Duterte wants US forces out of southern Philippines - but nobody told the Americans
Philippine president said US military presence could complicate offensives against Islamist militants notorious for beheading Westerners
The United States said the Philippine government had not officially communicated President Rodrigo Duterte’s demand to pull US military advisers out of the rebellion-torn southern Philippines.
Since 2002, up to 600 US advisers have been deployed in the Mindanao region to train troops battling Muslim extremists but their numbers have been scaled down in recent years.
A week after using a slur in anticipation of a meeting with US President Barack Obama, the incendiary leader said Monday US Special Forces in the region “have to go”.
Foreign Secretary Perfecto Yasay however attempted to downplay Duterte’s comments, saying Tuesday they were “in the context of wanting to save the lives of these Americans who might be exposing themselves to unnecessary risk” from militant attacks.
In Washington, the Pentagon and State Department said they had not been officially contacted by Manila about pulling out the remaining advisers, who Yasay said now numbered about 100.
“We will continue to consult closely with our Filipino partners to appropriately tailor our assistance to whatever approach the new administration adopts,” Pentagon spokesman Gary Ross said.
White House spokesman Josh Earnest emphasised shared concerns and interests with the Philippines, then took a thinly veiled swipe at Duterte. Earnest appeared to compare Duterte - who won a May election by a huge margin - to Donald Trump, the outspoken Republican candidate in the November 8 presidential election.
“Elections do say a lot about what kind of person is going to represent your country on the international stage...” he told a regular news briefing.
“That’s certainly something that the Filipino people are well aware of.”
Yasay confirmed the allies had not discussed Duterte’s demand.
Duterte, 71, has said he is “not a fan” of the United States and on Monday explained his demand by showing pictures of US troops killing Muslims as America took control of its new colony in the early 1900s.
He has said the spat was triggered by State Department criticism of his controversial war on drug crime, which has left about 3,000 people dead since he began his six-year term in July.
Obama has said Duterte must conduct his crime war “the right way”, protecting human rights.
Yasay stressed that Duterte’s new comments did not signal a shift in policy, and that ties with the US remained strong.
The president only wanted to protect Americans from kidnappings and terrorism as they had become “a very good target”, Yasay said.
“There is no shift in so far as our policy is concerned with respect to our close friendship with the Americans.”
Yasay, who was heading to Washington for talks, added the Duterte administration would honour existing defence agreements including a 2014 accord giving the US military access to at least five Philippine bases, one of them in Mindanao.

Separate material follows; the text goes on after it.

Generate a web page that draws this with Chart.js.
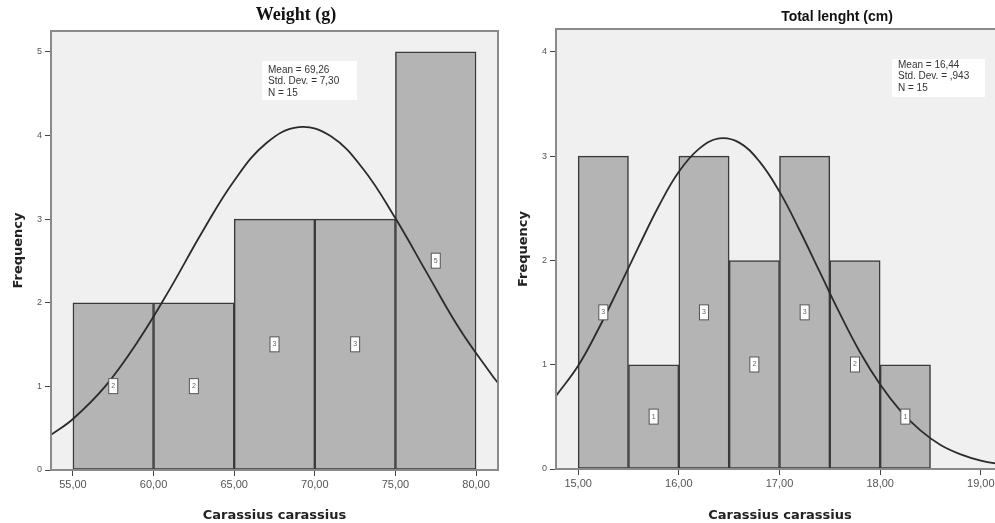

His comments were in sharp contrast to an initial explanation by Duterte spokesman Ernesto Abella, who said the demand “reflects (Duterte’s) new direction towards coursing an independent foreign policy”.

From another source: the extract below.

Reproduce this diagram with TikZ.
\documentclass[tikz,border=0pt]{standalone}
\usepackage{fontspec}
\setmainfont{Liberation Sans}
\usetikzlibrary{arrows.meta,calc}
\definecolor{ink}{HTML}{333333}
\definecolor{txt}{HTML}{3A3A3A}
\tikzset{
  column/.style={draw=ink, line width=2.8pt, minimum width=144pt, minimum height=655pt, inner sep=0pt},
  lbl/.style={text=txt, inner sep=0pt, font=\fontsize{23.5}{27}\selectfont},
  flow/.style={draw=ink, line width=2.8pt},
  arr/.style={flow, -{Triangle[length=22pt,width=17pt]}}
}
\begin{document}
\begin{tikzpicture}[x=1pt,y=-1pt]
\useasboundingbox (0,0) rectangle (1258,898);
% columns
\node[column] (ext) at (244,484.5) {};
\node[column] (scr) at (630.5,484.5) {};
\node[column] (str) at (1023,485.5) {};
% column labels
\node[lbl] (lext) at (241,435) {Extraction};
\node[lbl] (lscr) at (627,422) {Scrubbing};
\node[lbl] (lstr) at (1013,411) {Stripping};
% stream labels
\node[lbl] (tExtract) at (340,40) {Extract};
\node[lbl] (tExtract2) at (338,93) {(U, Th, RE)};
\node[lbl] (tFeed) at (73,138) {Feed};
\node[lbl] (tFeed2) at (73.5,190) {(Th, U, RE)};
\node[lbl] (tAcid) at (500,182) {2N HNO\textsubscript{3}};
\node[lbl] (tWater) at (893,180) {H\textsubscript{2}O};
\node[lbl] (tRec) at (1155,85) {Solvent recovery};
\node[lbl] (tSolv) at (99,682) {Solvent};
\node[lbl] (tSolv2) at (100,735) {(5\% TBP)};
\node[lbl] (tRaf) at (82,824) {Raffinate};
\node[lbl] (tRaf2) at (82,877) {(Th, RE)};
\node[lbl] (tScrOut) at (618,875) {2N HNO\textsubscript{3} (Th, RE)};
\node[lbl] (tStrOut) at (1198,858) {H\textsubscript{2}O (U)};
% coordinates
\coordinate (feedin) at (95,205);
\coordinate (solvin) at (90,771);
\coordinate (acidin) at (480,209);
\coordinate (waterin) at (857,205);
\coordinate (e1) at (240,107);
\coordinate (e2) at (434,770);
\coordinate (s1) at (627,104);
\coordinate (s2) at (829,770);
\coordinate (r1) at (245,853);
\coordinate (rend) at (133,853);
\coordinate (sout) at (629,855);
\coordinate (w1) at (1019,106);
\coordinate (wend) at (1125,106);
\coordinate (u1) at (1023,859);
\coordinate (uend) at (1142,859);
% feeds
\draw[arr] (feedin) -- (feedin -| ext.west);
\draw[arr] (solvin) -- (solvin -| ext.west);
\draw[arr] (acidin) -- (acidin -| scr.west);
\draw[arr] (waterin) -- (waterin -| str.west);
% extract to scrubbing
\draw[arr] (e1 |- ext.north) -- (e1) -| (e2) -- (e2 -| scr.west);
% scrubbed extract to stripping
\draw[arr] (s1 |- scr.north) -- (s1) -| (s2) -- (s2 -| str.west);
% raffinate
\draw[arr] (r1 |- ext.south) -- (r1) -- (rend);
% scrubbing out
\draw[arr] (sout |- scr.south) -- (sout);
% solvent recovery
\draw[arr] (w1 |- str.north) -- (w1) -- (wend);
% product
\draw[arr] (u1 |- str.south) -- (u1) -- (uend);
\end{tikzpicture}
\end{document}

While Duterte can say different things on different days - in part because his nationalist outbursts help bolster his strongman image in the Philippines - for now at least he seems to be moving away from close military ally the US and toward main trading partner China, even though the countries have a long running territorial dispute.

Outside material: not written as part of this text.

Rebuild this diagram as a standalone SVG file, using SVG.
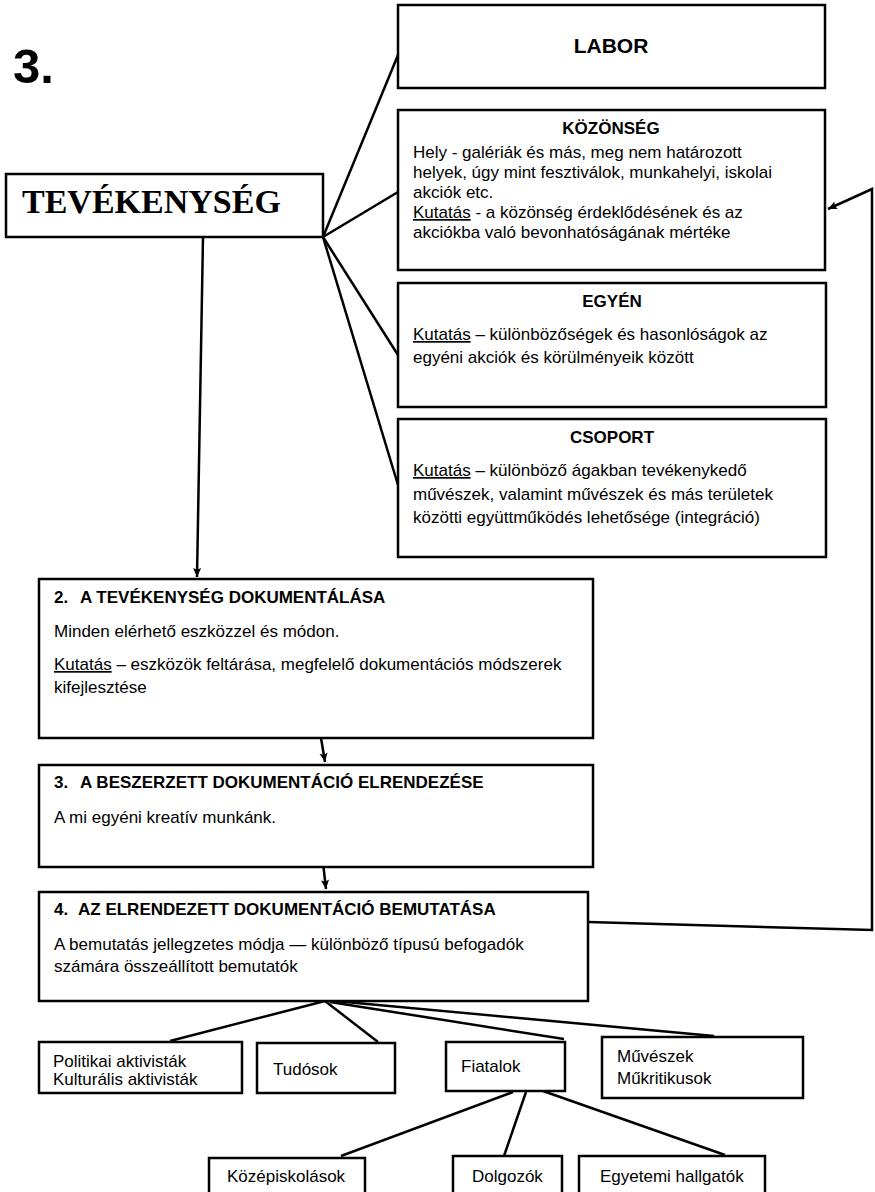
<svg xmlns="http://www.w3.org/2000/svg" width="875" height="1192" viewBox="0 0 875 1192">
<defs>
<style>
.box{fill:#fff;stroke:#000;stroke-width:2.5}
.t{font-family:"Liberation Sans",Arial,sans-serif;font-size:17px;fill:#000}
.b{font-weight:bold}
.u{text-decoration:underline}
.c{stroke:#000;stroke-width:2.5;fill:none;stroke-linejoin:miter}
</style>
<marker id="ah" viewBox="0 0 10 10" refX="10" refY="5" markerWidth="11" markerHeight="9" markerUnits="userSpaceOnUse" orient="auto">
<path d="M0,0.5 L10,5 L0,9.5 L2,5 Z" fill="#000"/>
</marker>
</defs>
<rect width="875" height="1192" fill="#fff"/>

<g id="title">
<text x="13" y="83" style="font-family:'Liberation Sans',Arial,sans-serif;font-size:49px;font-weight:bold">3.</text>
</g>

<g id="connectors">
<line class="c" x1="323" y1="237" x2="398" y2="55"/>
<line class="c" x1="323" y1="237" x2="398" y2="192"/>
<line class="c" x1="323" y1="237" x2="398" y2="355"/>
<line class="c" x1="323" y1="237" x2="398" y2="485"/>
<line class="c" x1="203" y1="237" x2="197" y2="577" marker-end="url(#ah)"/>
<line class="c" x1="318" y1="720" x2="325" y2="762" marker-end="url(#ah)"/>
<line class="c" x1="321" y1="845" x2="326" y2="889" marker-end="url(#ah)"/>
<path class="c" d="M588,922 L872,930 L872,189 L828,209" marker-end="url(#ah)"/>
<line class="c" x1="325" y1="1001" x2="170" y2="1041"/>
<line class="c" x1="325" y1="1001" x2="378" y2="1042"/>
<line class="c" x1="330" y1="1002" x2="564" y2="1039"/>
<line class="c" x1="335" y1="1001" x2="714" y2="1036"/>
<line class="c" x1="513" y1="1092" x2="341" y2="1156"/>
<line class="c" x1="526" y1="1092" x2="504" y2="1156"/>
<line class="c" x1="543" y1="1091" x2="725" y2="1155"/>
</g>

<g id="tevekenyseg">
<rect class="box" x="6" y="174" width="317" height="63"/>
<text x="22" y="213" style="font-family:'Liberation Serif','Times New Roman',serif;font-size:34px;font-weight:bold">TEVÉKENYSÉG</text>
</g>

<g id="labor">
<rect class="box" x="398" y="5" width="427" height="83"/>
<text class="t b" x="611" y="53" text-anchor="middle" style="font-size:21px">LABOR</text>
</g>

<g id="kozonseg">
<rect class="box" x="398" y="110" width="427" height="160"/>
<text class="t b" x="611" y="134" text-anchor="middle">KÖZÖNSÉG</text>
<text class="t" x="413" y="158">Hely - galériák és más, meg nem határozott</text>
<text class="t" x="413" y="178">helyek, úgy mint fesztiválok, munkahelyi, iskolai</text>
<text class="t" x="413" y="198">akciók etc.</text>
<text class="t" x="413" y="218"><tspan class="u">Kutatás</tspan> - a közönség érdeklődésének és az</text>
<text class="t" x="413" y="238">akciókba való bevonhatóságának mértéke</text>
</g>

<g id="egyen">
<rect class="box" x="398" y="283" width="428" height="124"/>
<text class="t b" x="612" y="307" text-anchor="middle">EGYÉN</text>
<text class="t" x="413" y="340"><tspan class="u">Kutatás</tspan> – különbözőségek és hasonlóságok az</text>
<text class="t" x="413" y="363">egyéni akciók és körülményeik között</text>
</g>

<g id="csoport">
<rect class="box" x="398" y="419" width="428" height="138"/>
<text class="t b" x="612" y="443" text-anchor="middle">CSOPORT</text>
<text class="t" x="413" y="476"><tspan class="u">Kutatás</tspan> – különböző ágakban tevékenykedő</text>
<text class="t" x="413" y="500">művészek, valamint művészek és más területek</text>
<text class="t" x="413" y="523">közötti együttműködés lehetősége (integráció)</text>
</g>

<g id="dokumentalas">
<rect class="box" x="39" y="579" width="554" height="159"/>
<text class="t b" y="603"><tspan x="54">2.</tspan><tspan x="80">A TEVÉKENYSÉG DOKUMENTÁLÁSA</tspan></text>
<text class="t" x="54" y="637">Minden elérhető eszközzel és módon.</text>
<text class="t" x="54" y="670"><tspan class="u">Kutatás</tspan> – eszközök feltárása, megfelelő dokumentációs módszerek</text>
<text class="t" x="54" y="693">kifejlesztése</text>
</g>

<g id="elrendezes">
<rect class="box" x="39" y="765" width="554" height="102"/>
<text class="t b" y="788"><tspan x="54">3.</tspan><tspan x="80">A BESZERZETT DOKUMENTÁCIÓ ELRENDEZÉSE</tspan></text>
<text class="t" x="54" y="823">A mi egyéni kreatív munkánk.</text>
</g>

<g id="bemutatas">
<rect class="box" x="39" y="892" width="549" height="109"/>
<text class="t b" y="915"><tspan x="54">4.</tspan><tspan x="78">AZ ELRENDEZETT DOKUMENTÁCIÓ BEMUTATÁSA</tspan></text>
<text class="t" x="54" y="950">A bemutatás jellegzetes módja — különböző típusú befogadók</text>
<text class="t" x="54" y="972">számára összeállított bemutatók</text>
</g>

<g id="aktivistak">
<rect class="box" x="39" y="1042" width="203" height="51"/>
<text class="t" x="53" y="1067">Politikai aktivisták</text>
<text class="t" x="53" y="1085">Kulturális aktivisták</text>
</g>

<g id="tudosok">
<rect class="box" x="257" y="1043" width="138" height="50"/>
<text class="t" x="273" y="1075">Tudósok</text>
</g>

<g id="fiatalok">
<rect class="box" x="446" y="1042" width="119" height="49"/>
<text class="t" x="461" y="1072">Fiatalok</text>
</g>

<g id="muveszek">
<rect class="box" x="602" y="1037" width="201" height="61"/>
<text class="t" x="617" y="1062">Művészek</text>
<text class="t" x="617" y="1084">Műkritikusok</text>
</g>

<g id="kozepiskolasok">
<rect class="box" x="209" y="1158" width="156" height="40"/>
<text class="t" x="227" y="1182">Középiskolások</text>
</g>

<g id="dolgozok">
<rect class="box" x="453" y="1156" width="109" height="42"/>
<text class="t" x="472" y="1182">Dolgozók</text>
</g>

<g id="egyetemi">
<rect class="box" x="579" y="1156" width="186" height="42"/>
<text class="t" x="600" y="1182">Egyetemi hallgatók</text>
</g>
</svg>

On Monday, just days after expressing regret that his strong language had “come across as a personal attack” on Obama, he insisted he snubbed the US leader after their scheduled bilateral meeting in Laos was cancelled last week.
The fiery Filipino leader said he skipped another meeting there between Obama and Southeast Asian leaders, following US criticism of Manila’s anti-crime campaign
“I purposely did not attend the bilateral talks between Asean countries and the president of the United States,” Duterte said.
“I really skipped that one.”
“You just cannot (lecture) a president of a sovereign state. Even Obama. It would have been wrong for him to do that. That is why I disrespected them.”
The Laos meeting however did provide an opportunity for Duterte to engage China directly.
On one evening, Duterte - sporting a black-velvet suit - was seen at the venue walking over and introducing himself to Chinese Premier Li Keqiang for the first time.
“If you want to work on the side of peace, you shake the hand of the person right next to you,” Martin Andanar, Duterte’s communications secretary and former television news anchor, said.